Up to now at least, it’s what America has staunchly resisted — and fought bloody wars to block.

The Marion raid smacks of fascism. Autocracy, totalitarianism. It’s the kind of thing we used to think of as evil. An evil we thought could never take hold here in a country built on the idea of individual freedom.

But now, despite the brave Americans who sacrificed their lives fighting that evil in World Wars I and II, Korea and other conflicts, it’s creeping into the very heart of our country. In this case, Kansas of all places.

It’s important to note that a rural judge and a handful of hometown cops didn’t come up with this kind of thinking on their own. They’ve had plenty of help and encouragement, particularly in recent years:

They’ve heard crackpot political pundits distort clauses of the Constitution and falsely proclaim that they’ve found secret passages within those words to excuse everything from racism and sexism to cruelty toward the sick, the poor and the old.

They’ve watched cable networks stage slickly produced shows that look like news reports but instead hammer cleverly packaged extremist talking points to mislead millions of viewers 24/7.

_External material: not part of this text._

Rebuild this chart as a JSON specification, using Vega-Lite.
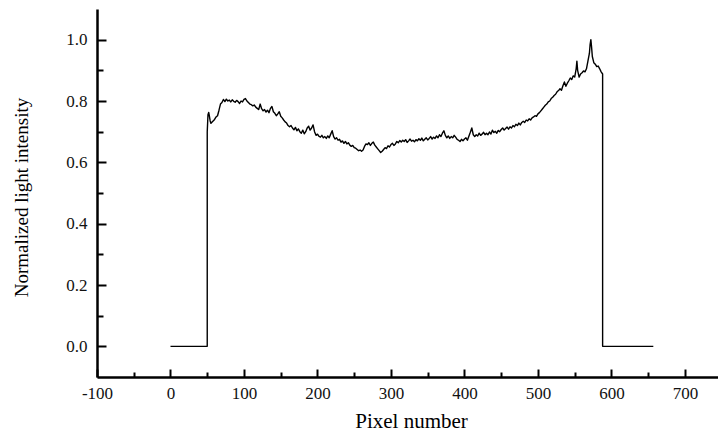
{
  "$schema": "https://vega.github.io/schema/vega-lite/v6.json",
  "width": 621,
  "height": 368,
  "autosize": "none",
  "padding": {"left": 97, "top": 9, "right": 0, "bottom": 55},
  "background": "white",
  "config": {"view": {"stroke": null}},
  "data": {"values": [
    {"pixel": 0, "intensity": 0}, {"pixel": 50, "intensity": 0}, {"pixel": 50, "intensity": 0.70}, {"pixel": 51, "intensity": 0.755}, {"pixel": 52, "intensity": 0.763}, {"pixel": 53, "intensity": 0.75}, {"pixel": 54, "intensity": 0.735}, {"pixel": 55, "intensity": 0.727},
    {"pixel": 56, "intensity": 0.73}, {"pixel": 58, "intensity": 0.735}, {"pixel": 60, "intensity": 0.74}, {"pixel": 62, "intensity": 0.748}, {"pixel": 64, "intensity": 0.752}, {"pixel": 66, "intensity": 0.77}, {"pixel": 68, "intensity": 0.79}, {"pixel": 70, "intensity": 0.795},
    {"pixel": 72, "intensity": 0.805}, {"pixel": 74, "intensity": 0.798}, {"pixel": 76, "intensity": 0.806}, {"pixel": 78, "intensity": 0.8}, {"pixel": 80, "intensity": 0.803}, {"pixel": 82, "intensity": 0.797}, {"pixel": 84, "intensity": 0.804}, {"pixel": 86, "intensity": 0.799},
    {"pixel": 88, "intensity": 0.796}, {"pixel": 90, "intensity": 0.802}, {"pixel": 92, "intensity": 0.798}, {"pixel": 94, "intensity": 0.792}, {"pixel": 96, "intensity": 0.8}, {"pixel": 98, "intensity": 0.797}, {"pixel": 100, "intensity": 0.805}, {"pixel": 102, "intensity": 0.808},
    {"pixel": 104, "intensity": 0.8}, {"pixel": 106, "intensity": 0.795}, {"pixel": 108, "intensity": 0.79}, {"pixel": 110, "intensity": 0.788}, {"pixel": 112, "intensity": 0.784}, {"pixel": 114, "intensity": 0.787}, {"pixel": 116, "intensity": 0.78}, {"pixel": 118, "intensity": 0.776},
    {"pixel": 120, "intensity": 0.772}, {"pixel": 122, "intensity": 0.79}, {"pixel": 124, "intensity": 0.775}, {"pixel": 126, "intensity": 0.768}, {"pixel": 128, "intensity": 0.772}, {"pixel": 130, "intensity": 0.764}, {"pixel": 132, "intensity": 0.77}, {"pixel": 134, "intensity": 0.762},
    {"pixel": 136, "intensity": 0.776}, {"pixel": 138, "intensity": 0.782}, {"pixel": 140, "intensity": 0.765}, {"pixel": 142, "intensity": 0.76}, {"pixel": 144, "intensity": 0.752}, {"pixel": 146, "intensity": 0.758}, {"pixel": 148, "intensity": 0.765}, {"pixel": 150, "intensity": 0.75},
    {"pixel": 152, "intensity": 0.745}, {"pixel": 154, "intensity": 0.738}, {"pixel": 156, "intensity": 0.732}, {"pixel": 158, "intensity": 0.728}, {"pixel": 160, "intensity": 0.72}, {"pixel": 162, "intensity": 0.716}, {"pixel": 164, "intensity": 0.72}, {"pixel": 166, "intensity": 0.712},
    {"pixel": 168, "intensity": 0.706}, {"pixel": 170, "intensity": 0.714}, {"pixel": 172, "intensity": 0.703}, {"pixel": 174, "intensity": 0.709}, {"pixel": 176, "intensity": 0.7}, {"pixel": 178, "intensity": 0.695}, {"pixel": 180, "intensity": 0.705}, {"pixel": 182, "intensity": 0.693},
    {"pixel": 184, "intensity": 0.7}, {"pixel": 186, "intensity": 0.712}, {"pixel": 188, "intensity": 0.718}, {"pixel": 190, "intensity": 0.705}, {"pixel": 192, "intensity": 0.712}, {"pixel": 194, "intensity": 0.722}, {"pixel": 196, "intensity": 0.7}, {"pixel": 198, "intensity": 0.688},
    {"pixel": 200, "intensity": 0.692}, {"pixel": 202, "intensity": 0.685}, {"pixel": 204, "intensity": 0.682}, {"pixel": 206, "intensity": 0.688}, {"pixel": 208, "intensity": 0.68}, {"pixel": 210, "intensity": 0.684}, {"pixel": 212, "intensity": 0.678}, {"pixel": 214, "intensity": 0.686},
    {"pixel": 216, "intensity": 0.68}, {"pixel": 218, "intensity": 0.692}, {"pixel": 220, "intensity": 0.703}, {"pixel": 222, "intensity": 0.684}, {"pixel": 224, "intensity": 0.676}, {"pixel": 226, "intensity": 0.68}, {"pixel": 228, "intensity": 0.672}, {"pixel": 230, "intensity": 0.675},
    {"pixel": 232, "intensity": 0.666}, {"pixel": 234, "intensity": 0.67}, {"pixel": 236, "intensity": 0.662}, {"pixel": 238, "intensity": 0.668}, {"pixel": 240, "intensity": 0.66}, {"pixel": 242, "intensity": 0.664}, {"pixel": 244, "intensity": 0.656}, {"pixel": 246, "intensity": 0.652},
    {"pixel": 248, "intensity": 0.655}, {"pixel": 250, "intensity": 0.648}, {"pixel": 252, "intensity": 0.646}, {"pixel": 254, "intensity": 0.642}, {"pixel": 256, "intensity": 0.638}, {"pixel": 258, "intensity": 0.64}, {"pixel": 260, "intensity": 0.636}, {"pixel": 262, "intensity": 0.64},
    {"pixel": 264, "intensity": 0.652}, {"pixel": 266, "intensity": 0.66}, {"pixel": 268, "intensity": 0.658}, {"pixel": 270, "intensity": 0.664}, {"pixel": 272, "intensity": 0.655}, {"pixel": 274, "intensity": 0.662}, {"pixel": 276, "intensity": 0.666}, {"pixel": 278, "intensity": 0.656},
    {"pixel": 280, "intensity": 0.65}, {"pixel": 282, "intensity": 0.644}, {"pixel": 284, "intensity": 0.638}, {"pixel": 286, "intensity": 0.632}, {"pixel": 288, "intensity": 0.636}, {"pixel": 290, "intensity": 0.642}, {"pixel": 292, "intensity": 0.648}, {"pixel": 294, "intensity": 0.645},
    {"pixel": 296, "intensity": 0.654}, {"pixel": 298, "intensity": 0.65}, {"pixel": 300, "intensity": 0.658}, {"pixel": 302, "intensity": 0.662}, {"pixel": 304, "intensity": 0.655}, {"pixel": 306, "intensity": 0.66}, {"pixel": 308, "intensity": 0.668}, {"pixel": 310, "intensity": 0.664},
    {"pixel": 312, "intensity": 0.671}, {"pixel": 314, "intensity": 0.666}, {"pixel": 316, "intensity": 0.672}, {"pixel": 318, "intensity": 0.668}, {"pixel": 320, "intensity": 0.674}, {"pixel": 322, "intensity": 0.665}, {"pixel": 324, "intensity": 0.67}, {"pixel": 326, "intensity": 0.676},
    {"pixel": 328, "intensity": 0.669}, {"pixel": 330, "intensity": 0.672}, {"pixel": 332, "intensity": 0.667}, {"pixel": 334, "intensity": 0.674}, {"pixel": 336, "intensity": 0.67}, {"pixel": 338, "intensity": 0.677}, {"pixel": 340, "intensity": 0.672}, {"pixel": 342, "intensity": 0.679},
    {"pixel": 344, "intensity": 0.67}, {"pixel": 346, "intensity": 0.675}, {"pixel": 348, "intensity": 0.68}, {"pixel": 350, "intensity": 0.673}, {"pixel": 352, "intensity": 0.678}, {"pixel": 354, "intensity": 0.684}, {"pixel": 356, "intensity": 0.676}, {"pixel": 358, "intensity": 0.682},
    {"pixel": 360, "intensity": 0.678}, {"pixel": 362, "intensity": 0.686}, {"pixel": 364, "intensity": 0.68}, {"pixel": 366, "intensity": 0.69}, {"pixel": 368, "intensity": 0.684}, {"pixel": 370, "intensity": 0.695}, {"pixel": 372, "intensity": 0.703}, {"pixel": 374, "intensity": 0.688},
    {"pixel": 376, "intensity": 0.68}, {"pixel": 378, "intensity": 0.686}, {"pixel": 380, "intensity": 0.678}, {"pixel": 382, "intensity": 0.684}, {"pixel": 384, "intensity": 0.68}, {"pixel": 386, "intensity": 0.688}, {"pixel": 388, "intensity": 0.682}, {"pixel": 390, "intensity": 0.675},
    {"pixel": 392, "intensity": 0.672}, {"pixel": 394, "intensity": 0.668}, {"pixel": 396, "intensity": 0.675}, {"pixel": 398, "intensity": 0.67}, {"pixel": 400, "intensity": 0.676}, {"pixel": 402, "intensity": 0.68}, {"pixel": 404, "intensity": 0.672}, {"pixel": 406, "intensity": 0.685},
    {"pixel": 408, "intensity": 0.698}, {"pixel": 410, "intensity": 0.712}, {"pixel": 412, "intensity": 0.69}, {"pixel": 414, "intensity": 0.684}, {"pixel": 416, "intensity": 0.69}, {"pixel": 418, "intensity": 0.686}, {"pixel": 420, "intensity": 0.695}, {"pixel": 422, "intensity": 0.688},
    {"pixel": 424, "intensity": 0.692}, {"pixel": 426, "intensity": 0.698}, {"pixel": 428, "intensity": 0.69}, {"pixel": 430, "intensity": 0.695}, {"pixel": 432, "intensity": 0.69}, {"pixel": 434, "intensity": 0.699}, {"pixel": 436, "intensity": 0.692}, {"pixel": 438, "intensity": 0.705},
    {"pixel": 440, "intensity": 0.697}, {"pixel": 442, "intensity": 0.701}, {"pixel": 444, "intensity": 0.695}, {"pixel": 446, "intensity": 0.704}, {"pixel": 448, "intensity": 0.7}, {"pixel": 450, "intensity": 0.707}, {"pixel": 452, "intensity": 0.712}, {"pixel": 454, "intensity": 0.705},
    {"pixel": 456, "intensity": 0.71}, {"pixel": 458, "intensity": 0.715}, {"pixel": 460, "intensity": 0.708}, {"pixel": 462, "intensity": 0.716}, {"pixel": 464, "intensity": 0.712}, {"pixel": 466, "intensity": 0.72}, {"pixel": 468, "intensity": 0.716}, {"pixel": 470, "intensity": 0.724},
    {"pixel": 472, "intensity": 0.72}, {"pixel": 474, "intensity": 0.728}, {"pixel": 476, "intensity": 0.722}, {"pixel": 478, "intensity": 0.73}, {"pixel": 480, "intensity": 0.734}, {"pixel": 482, "intensity": 0.73}, {"pixel": 484, "intensity": 0.738}, {"pixel": 486, "intensity": 0.735},
    {"pixel": 488, "intensity": 0.742}, {"pixel": 490, "intensity": 0.738}, {"pixel": 492, "intensity": 0.745}, {"pixel": 494, "intensity": 0.748}, {"pixel": 496, "intensity": 0.752}, {"pixel": 498, "intensity": 0.75}, {"pixel": 500, "intensity": 0.758}, {"pixel": 502, "intensity": 0.762},
    {"pixel": 504, "intensity": 0.768}, {"pixel": 506, "intensity": 0.774}, {"pixel": 508, "intensity": 0.78}, {"pixel": 510, "intensity": 0.786}, {"pixel": 512, "intensity": 0.79}, {"pixel": 514, "intensity": 0.797}, {"pixel": 516, "intensity": 0.8}, {"pixel": 518, "intensity": 0.808},
    {"pixel": 520, "intensity": 0.812}, {"pixel": 522, "intensity": 0.818}, {"pixel": 524, "intensity": 0.822}, {"pixel": 526, "intensity": 0.83}, {"pixel": 528, "intensity": 0.834}, {"pixel": 530, "intensity": 0.84}, {"pixel": 532, "intensity": 0.835}, {"pixel": 534, "intensity": 0.85},
    {"pixel": 536, "intensity": 0.862}, {"pixel": 538, "intensity": 0.848}, {"pixel": 540, "intensity": 0.858}, {"pixel": 542, "intensity": 0.866}, {"pixel": 544, "intensity": 0.875}, {"pixel": 546, "intensity": 0.87}, {"pixel": 548, "intensity": 0.882}, {"pixel": 550, "intensity": 0.878},
    {"pixel": 552, "intensity": 0.905}, {"pixel": 553, "intensity": 0.93}, {"pixel": 554, "intensity": 0.9}, {"pixel": 556, "intensity": 0.878}, {"pixel": 558, "intensity": 0.888}, {"pixel": 560, "intensity": 0.892}, {"pixel": 562, "intensity": 0.898}, {"pixel": 564, "intensity": 0.895},
    {"pixel": 566, "intensity": 0.905}, {"pixel": 568, "intensity": 0.93}, {"pixel": 570, "intensity": 0.955}, {"pixel": 571, "intensity": 0.985}, {"pixel": 572, "intensity": 1.0}, {"pixel": 573, "intensity": 0.975}, {"pixel": 574, "intensity": 0.945}, {"pixel": 576, "intensity": 0.925},
    {"pixel": 578, "intensity": 0.92}, {"pixel": 580, "intensity": 0.912}, {"pixel": 582, "intensity": 0.914}, {"pixel": 584, "intensity": 0.905}, {"pixel": 586, "intensity": 0.895}, {"pixel": 588, "intensity": 0.888}, {"pixel": 588, "intensity": 0}, {"pixel": 657, "intensity": 0}
  ]},
  "mark": {"type": "line", "color": "black", "strokeWidth": 1.4, "strokeJoin": "round"},
  "encoding": {
    "order": {"value": null},
    "x": {
      "field": "pixel", "type": "quantitative",
      "scale": {"domain": [-100, 745], "nice": false, "zero": false},
      "axis": {
        "orient": "bottom",
        "title": "Pixel number",
        "values": [-100, -50, 0, 50, 100, 150, 200, 250, 300, 350, 400, 450, 500, 550, 600, 650, 700],
        "labelExpr": "datum.value % 100 === 0 ? '' + datum.value : ''",
        "grid": false,
        "domainColor": "black", "domainWidth": 2.5,
        "tickColor": "black", "tickWidth": 2,
        "tickSize": {"condition": {"test": "datum.value % 100 !== 0", "value": -5}, "value": -8},
        "labelPadding": 16,
        "labelFont": "Liberation Serif", "labelFontSize": 17, "labelColor": "#111",
        "labelFlush": false, "labelOverlap": false,
        "titleFont": "Liberation Serif", "titleFontSize": 21, "titleFontWeight": "normal", "titleColor": "black",
        "titleX": 314, "titleY": 44, "titleAlign": "center", "titleBaseline": "middle"
      }
    },
    "y": {
      "field": "intensity", "type": "quantitative",
      "scale": {"domain": [-0.1, 1.1], "nice": false, "zero": false},
      "axis": {
        "orient": "left",
        "title": "Normalized light intensity",
        "values": [0, 0.1, 0.2, 0.3, 0.4, 0.5, 0.6, 0.7, 0.8, 0.9, 1.0],
        "labelExpr": "round(datum.value * 10) % 2 === 0 ? format(datum.value, '.1f') : ''",
        "grid": false,
        "domainColor": "black", "domainWidth": 2.5,
        "tickColor": "black", "tickWidth": 2,
        "tickSize": {"condition": {"test": "round(datum.value * 10) % 2 !== 0", "value": -6}, "value": -9},
        "labelPadding": 19,
        "labelFont": "Liberation Serif", "labelFontSize": 17, "labelColor": "#111",
        "labelFlush": false, "labelOverlap": false,
        "titleFont": "Liberation Serif", "titleFontSize": 19, "titleFontWeight": "normal", "titleColor": "black",
        "titleX": -76, "titleY": 188, "titleAngle": -90, "titleAlign": "center", "titleBaseline": "middle"
      }
    }
  }
}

And they’ve listened to a former president — who faces numerous serious criminal charges in connection with his desperate attempts to cling to power — repeatedly refer to the working press as “an enemy of the state.”

Why wouldn’t folks with guns and badges in Marion figure it’d be OK to just raid the local newspaper office and see what they could dig up?

More troublingly, why wouldn’t the same sort of overreach be just as possible in eastern Washington, where we’ve all heard elected public officials — including law enforcement leaders — announce menacingly that they won’t uphold democratically decided laws with which they disagree? These same officials, who swore an oath to uphold our state constitution, have also openly defied legal orders from a governor elected three times by a clear majority of voters.

In short, a nation that has adhered to the rule of law for more than two centuries is now veering toward some of the same tendencies of our most dreaded enemies.

It’s tragic, alarming. And yes, it’s no stretch to think that it could happen here.

And if we want to keep calling this a free country, it has to stop.